WIth C Im not sure if I know what im talking about here (i've compiled hello world with gcc myself, otherwise i know how to use Make even though i dont understand it but ive also never needed to understand it, but seems like every project uses makefiles or something like it...) but isn't compiling SDL or libdraw a 1 time thing the very first time you build the program, then each time you make a change to orca.c it compiles pretty quick (until 'make clean')? you dont include the time to re-compile uxn emulator when you say uxn is 50x faster? What is ASAN?


One of the reason I tend to favor Plan 9 is that it's blazing fast compared to DietPi/Raspian-like distros.
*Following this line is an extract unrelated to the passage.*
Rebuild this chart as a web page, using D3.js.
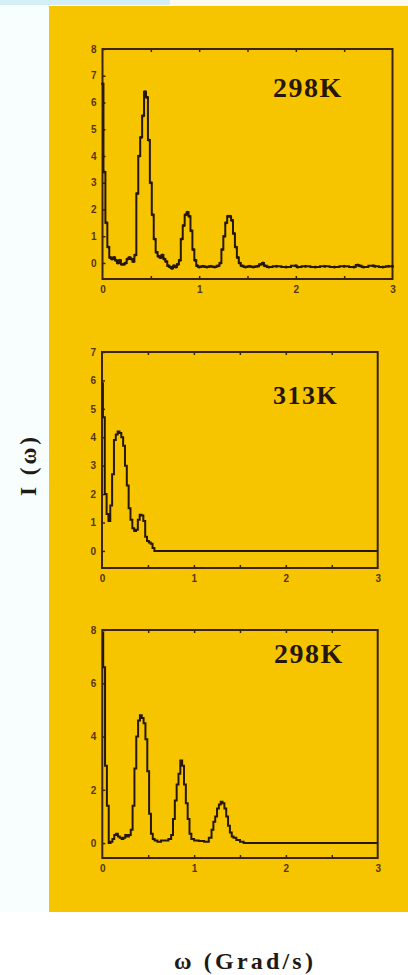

It does away with most of the rounded corners, alpha, soft-looking fonts - but after a little while, I barely notice they're gone.

I haven't found that the C build systems necessarily make this faster or more pleasant, they often get in my way and make it hard to replicate my environment across devices.

It's that same idea that you just said, that "any language will do", that sent me down the path toward virtual machines, if the language doesn't matter, I might as well pick something that appeals to my aesthetics and maps well with what I'm trying to do.

If Orca was written in Lua for a framework like Love2d, for example, then I wouldn't have to recompile love2d itself, it would be more akin to how uxn works. That's usually why people use scripting languages, I think?

ASAN is an address sanitizer, if you do any c development on arm devices, you'll get pretty familiar to its countless ways of breaking in fun ways.